Give it a minute. You have to float up from the album’s intro, a little sundry flourish (albeit with some misplaced cries of 'Georgia!' from a buncha kids) that slips you like a buttered chute into the buzzing, booming den of 'Kombine'. At once you’re assaulted at all fronts – ”I’m gonna get the wrong boy, but I’m a get you back,” Georgia cries with impish glee, amid strange Middle Eastern winds and a shufflin’, kinda Rihanna-ish stomp. That doesn’t sound like it should work, but in this electric miasma, it’s impossible to resist.
Indeed, with a bit of Knife-y drama and a touch of Missy Elliot flair, the lone songwriter packs a muted wallop. 'Be Ache' slams me to the wall every time, a battery of slugs churning underneath as Georgia shudders under sinister designs – ”you’re making me / the enemy”. It’s hard to tell what she’s the victim of, but the way she drips and glides under the underbelly of this seems frightening enough.
And when Georgia wants to swoop low and slow down, she does so swimmingly. 'Hold It' glides like a dream, a grandiose ice chunk of OMD-flavored pop with baroque crackles and a warm urban thump; 'GMTL' creeps cat-like with an alien grace much like FKA Twigs; the eerie closer 'You' evokes Benin City at their chilliest (although let’s face it, Georgia – Josh Idehen has you beat in close quarters espionage and lyrical dexterity). Only the quiet, chime-y ballad 'Heart Wrecking Animals' falls flat in such tin-studded company.
However, Georgia’s violet ritual peaks at the single 'Move Systems'. Shuddering from all sides with a rattling thud, it feels a bit like M.I.A turned inside out, or maybe Grimes in a fog, maybe even a sassier 23 Skiddo – and Georgia is her most devilish here, giddy with conspiracy, howling at the moon for a cause that never quite materializes. What are these systems? And how shall they move? One only asks these questions outside the circle; within, she is chieftain of the night, a deviant youth padding down the alleys at night, finding allies in drug dealers and fellow ne’er-do-wells. You get the feeling (again, outside the circle) that some sort of voyeurism is goin’ on here, that Georgia’s indulging in some romantic, revolutionary fantasy – but even if you can’t find a working manifesto in 'Move Systems', you can at least jive with the groove like the queen of the step team (trust me, I have).
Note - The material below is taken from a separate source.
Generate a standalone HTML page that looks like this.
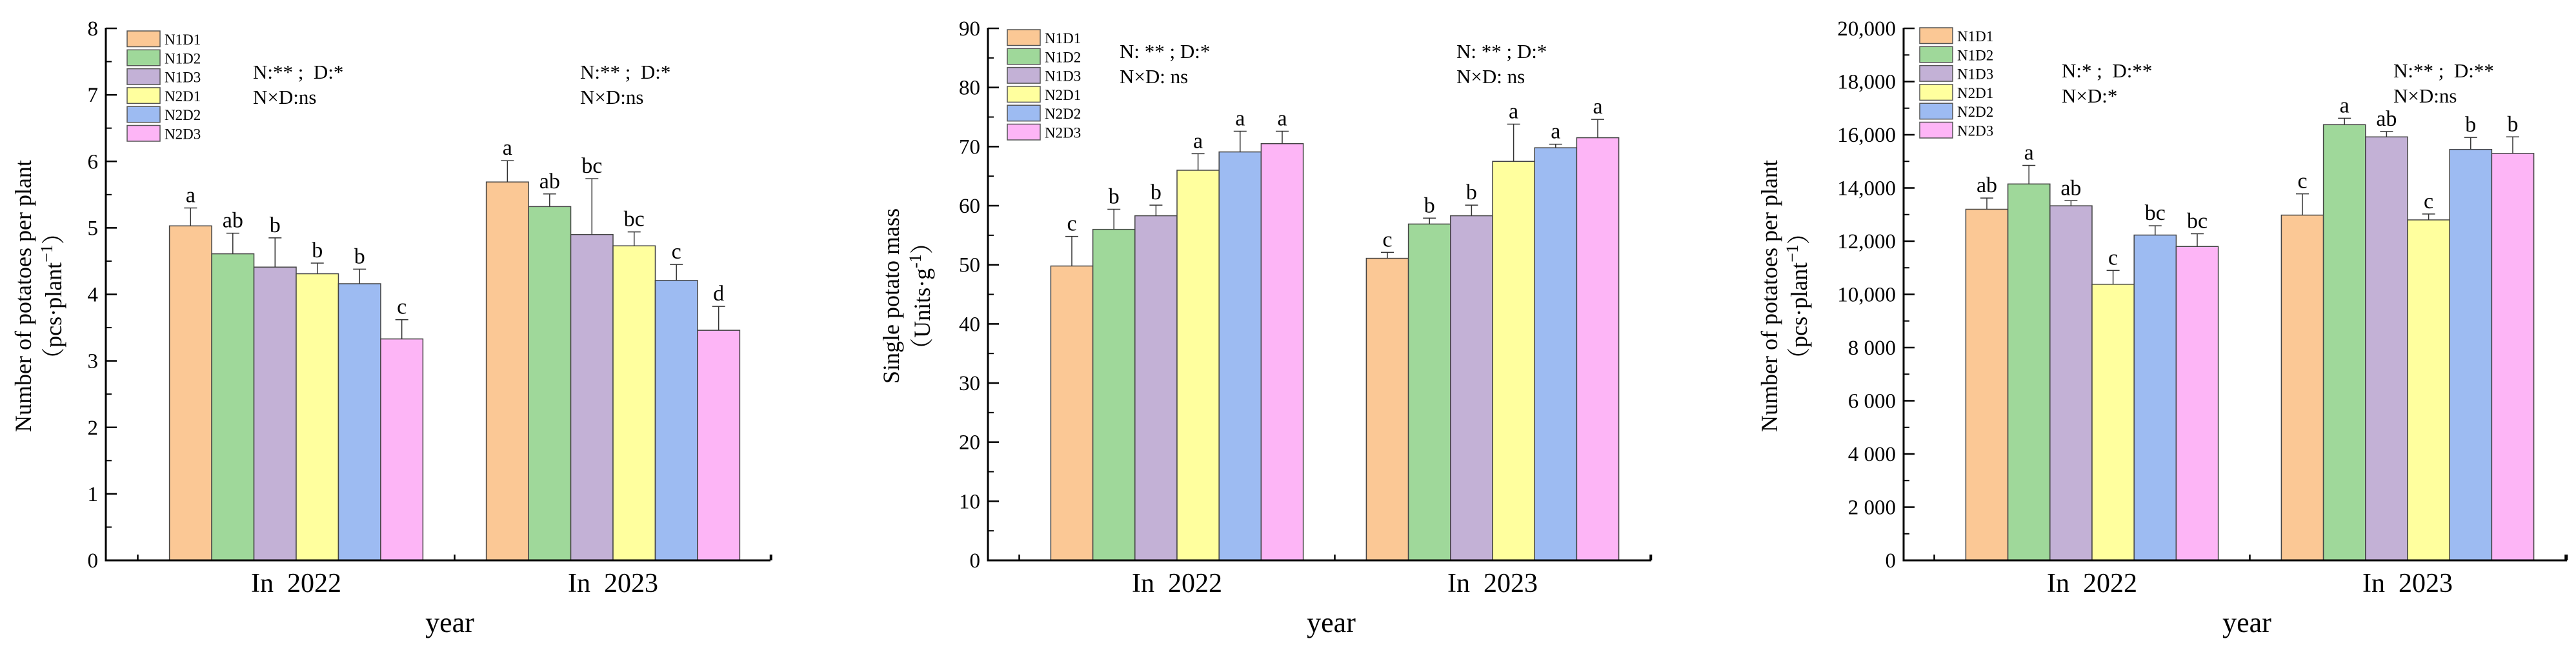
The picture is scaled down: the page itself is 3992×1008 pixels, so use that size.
<!DOCTYPE html>
<html><head><meta charset="utf-8">
<style>
html,body{margin:0;padding:0;background:#fff;}
svg{display:block;font-family:"Liberation Serif","Noto Serif CJK SC",serif;}
</style></head>
<body>
<svg id="fig" width="3992" height="1008" viewBox="0 0 3992 1008" xmlns="http://www.w3.org/2000/svg"></svg>
<script>
const series = ["N1D1","N1D2","N1D3","N2D1","N2D2","N2D3"];
const colors = ["#FBC895","#9FD89A","#C3B1D6","#FFFF9E","#9DBBF2","#FDB5F6"];
const categories = ["In  2022","In  2023"];

// Chart 1: number of potatoes per plant
const c1Values2022 = [5.03,4.61,4.41,4.31,4.16,3.33];
const c1Err2022 = [0.27,0.31,0.44,0.16,0.22,0.29];
const c1Values2023 = [5.69,5.32,4.90,4.73,4.21,3.46];
const c1Err2023 = [0.32,0.19,0.84,0.21,0.24,0.36];
const c1Letters2022 = ["a","ab","b","b","b","c"];
const c1Letters2023 = ["a","ab","bc","bc","c","d"];
const c1Ticks = [0,1,2,3,4,5,6,7,8];
const c1TickLabels = ["0","1","2","3","4","5","6","7","8"];

// Chart 2: single potato mass
const c2Values2022 = [49.8,56.0,58.3,66.0,69.1,70.5];
const c2Err2022 = [5.0,3.4,1.8,2.8,3.5,2.1];
const c2Values2023 = [51.1,56.9,58.3,67.5,69.8,71.5];
const c2Err2023 = [1.0,1.0,1.8,6.3,0.6,3.1];
const c2Letters2022 = ["c","b","b","a","a","a"];
const c2Letters2023 = ["c","b","b","a","a","a"];
const c2Ticks = [0,10,20,30,40,50,60,70,80,90];
const c2TickLabels = ["0","10","20","30","40","50","60","70","80","90"];

// Chart 3: number of potatoes
const c3Values2022 = [13200,14150,13330,10380,12230,11800];
const c3Err2022 = [420,700,190,520,350,480];
const c3Values2023 = [12980,16380,15920,12800,15450,15300];
const c3Err2023 = [800,240,200,220,450,620];
const c3Letters2022 = ["ab","a","ab","c","bc","bc"];
const c3Letters2023 = ["c","a","ab","c","b","b"];
const c3Ticks = [0,2000,4000,6000,8000,10000,12000,14000,16000,18000,20000];
const c3TickLabels = ["0","2 000","4 000","6 000","8 000","10,000","12,000","14,000","16,000","18,000","20,000"];

const NS = "http://www.w3.org/2000/svg";
const svg = document.getElementById("fig");
function mk(tag, attrs, parent){
  const e = document.createElementNS(NS, tag);
  for (const k in attrs) e.setAttribute(k, attrs[k]);
  (parent||svg).appendChild(e);
  return e;
}

function drawChart(cfg){
  const g = mk("g", {});
  
  
  const y = v => cfg.y0 - v / cfg.ymax * (cfg.y0 - cfg.ytop);
  const groupCenter = i => cfg.c0 + i * cfg.step;
  const bw = cfg.step * 0.8 / 6;
  const barX = (i, j) => groupCenter(i) - 3 * bw + j * bw;

  const groups = [
    {vals: cfg.v[0], errs: cfg.e[0], lets: cfg.l[0]},
    {vals: cfg.v[1], errs: cfg.e[1], lets: cfg.l[1]}
  ];
  groups.forEach((gr, i) => {
    gr.vals.forEach((v, j) => {
      const r = mk("rect", {x: barX(i,j), y: y(v), width: bw, height: cfg.y0 - y(v), fill: colors[j], stroke: "#444", "stroke-width": 1.5}, g);
      
      
      const cx = barX(i,j) + bw/2;
      const top = y(v + gr.errs[j]);
      const eb = mk("path", {d: `M${cx},${y(v)}V${top}M${cx-10},${top}H${cx+10}`, stroke: "#333", "stroke-width": 1.5, fill: "none"}, g);
      
      
      const t = mk("text", {x: cx, y: top - 9, "text-anchor": "middle", "font-size": 34, fill: "#000"}, g);
      t.textContent = gr.lets[j];
      
      
    });
  });

  const yax = mk("line", {x1: cfg.xl, y1: cfg.ytop - 1, x2: cfg.xl, y2: cfg.y0 + 1.5, stroke: "#000", "stroke-width": 3}, g);
  
  
  const xax = mk("line", {x1: cfg.xl - 1.5, y1: cfg.y0, x2: cfg.xr, y2: cfg.y0, stroke: "#000", "stroke-width": 3}, g);
  
  
  mk("line", {x1: cfg.xr, y1: cfg.y0, x2: cfg.xr, y2: cfg.y0 - 9, stroke: "#000", "stroke-width": 2.5}, g);
  for (let k = 0; k <= 2; k++){
    const tx = cfg.c0 - cfg.step/2 + k * cfg.step;
    mk("line", {x1: tx, y1: cfg.y0, x2: tx, y2: cfg.y0 - 9, stroke: "#000", "stroke-width": 2.5}, g);
  }
  cfg.ticks.forEach((tv, k) => {
    mk("line", {x1: cfg.xl, y1: y(tv), x2: cfg.xl + 17, y2: y(tv), stroke: "#000", "stroke-width": 2.5}, g);
    if (k < cfg.ticks.length - 1){
      const mv = (tv + cfg.ticks[k+1]) / 2;
      mk("line", {x1: cfg.xl, y1: y(mv), x2: cfg.xl + 9, y2: y(mv), stroke: "#000", "stroke-width": 2}, g);
    }
    const t = mk("text", {x: cfg.xl - 12, y: y(tv) + 11, "text-anchor": "end", "font-size": 33, fill: "#000"}, g);
    t.textContent = cfg.tickLabels[k];
    
    
  });
  categories.forEach((c, i) => {
    const t = mk("text", {x: groupCenter(i), y: 918, "text-anchor": "middle", "font-size": 42, fill: "#000"}, g);
    t.textContent = c;
    t.style.whiteSpace = "pre";
    
    
  });
  const xt = mk("text", {x: (cfg.xl + cfg.xr)/2 + 18, y: 980, "text-anchor": "middle", "font-size": 44, fill: "#000"}, g);
  xt.textContent = "year";
  
  

  const ty = mk("text", {transform: `translate(${cfg.t1x},459) rotate(-90)`, "text-anchor": "middle", "font-size": 36, fill: "#000"}, g);
  ty.textContent = cfg.title1;
  
  
  const ty2 = mk("text", {transform: `translate(${cfg.t2x},459) rotate(-90)`, "text-anchor": "middle", "font-size": 36, fill: "#000"}, g);
  ty2.innerHTML = cfg.title2;
  
  

  const lg = mk("g", {}, g);
  
  
  series.forEach((s, j) => {
    const ly = cfg.legY + j * 29.3;
    const r = mk("rect", {x: cfg.legX, y: ly, width: 51, height: 24.5, fill: colors[j], stroke: "#555", "stroke-width": 1.5}, lg);
    
    
    const t = mk("text", {x: cfg.legX + 58, y: ly + 21, "font-size": 23, fill: "#000"}, lg);
    t.textContent = s;
    
    
  });

  cfg.ann.forEach(a => {
    [a.l1, a.l2].forEach((txt, k) => {
      const t = mk("text", {x: a.x, y: a.y + k * 39, "font-size": 31, fill: "#000"}, g);
      t.textContent = txt;
      t.style.whiteSpace = "pre";
      
      
    });
  });
}

drawChart({name:"chart-potato-number", xl:164, xr:1194, ytop:44, y0:869, ymax:8, c0:459, step:491,
  v:[c1Values2022,c1Values2023], e:[c1Err2022,c1Err2023], l:[c1Letters2022,c1Letters2023],
  ticks:c1Ticks, tickLabels:c1TickLabels, t1x:48, t2x:95,
  title1:"Number of potatoes per plant",
  title2:'（pcs·plant<tspan dy="-14" font-size="26">−1</tspan><tspan dy="14">）</tspan>',
  legX:197, legY:48,
  ann:[{x:392,y:122,l1:"N:** ;  D:*",l2:"N×D:ns"},{x:899,y:122,l1:"N:** ;  D:*",l2:"N×D:ns"}]});

drawChart({name:"chart-single-potato-mass", xl:1531, xr:2559, ytop:44, y0:869, ymax:90, c0:1824, step:489,
  v:[c2Values2022,c2Values2023], e:[c2Err2022,c2Err2023], l:[c2Letters2022,c2Letters2023],
  ticks:c2Ticks, tickLabels:c2TickLabels, t1x:1393, t2x:1441,
  title1:"Single potato mass",
  title2:'（Units·g<tspan dy="-14" font-size="26">-1</tspan><tspan dy="14">）</tspan>',
  legX:1561, legY:46,
  ann:[{x:1735,y:90,l1:"N: ** ; D:*",l2:"N×D: ns"},{x:2257,y:90,l1:"N: ** ; D:*",l2:"N×D: ns"}]});

drawChart({name:"chart-potato-number-area", xl:2950, xr:3978, ytop:44, y0:869, ymax:20000, c0:3242, step:489,
  v:[c3Values2022,c3Values2023], e:[c3Err2022,c3Err2023], l:[c3Letters2022,c3Letters2023],
  ticks:c3Ticks, tickLabels:c3TickLabels, t1x:2754, t2x:2800,
  title1:"Number of potatoes per plant",
  title2:'（pcs·plant<tspan dy="-14" font-size="26">−1</tspan><tspan dy="14">）</tspan>',
  legX:2975, legY:43,
  ann:[{x:3195,y:120,l1:"N:* ;  D:**",l2:"N×D:*"},{x:3709,y:120,l1:"N:** ;  D:**",l2:"N×D:ns"}]});
</script>
</body></html>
Anyway, it works because Georgia has THAT kind of voice, the kind the PR folk call 'versatile'. She can cut through the electro massage murk (that’s a compliment) of 'Nothing Solutions' with Björk-high hopes; she can tame the slightly obnoxious swagger of 'Tell Me About It' with a velveteen coo that even makes me swoon. But it’s the way she shudders – like on the previously mentioned 'Be Ache', and also on the prickly, Depeche Mode cocktail 'Digits' – that really gets to me. Georgia can’t belt out across stadiums, but she can flex and twist into whatever crawlspace she finds herself in.
So. It’s an exciting world we live in, innit? Now one person can wield an arsenal of editing tools in their computer and, with some due diligence and an ear for melody, unleash sundry spirits like a sorcerer in street clothes. Mind, Georgia hasn’t really got anything new to say, but then not everyone can spin sharp words from the get-go. This is the future, sucker, and while indie rawk bands aren’t going away any time soon, they better up their game.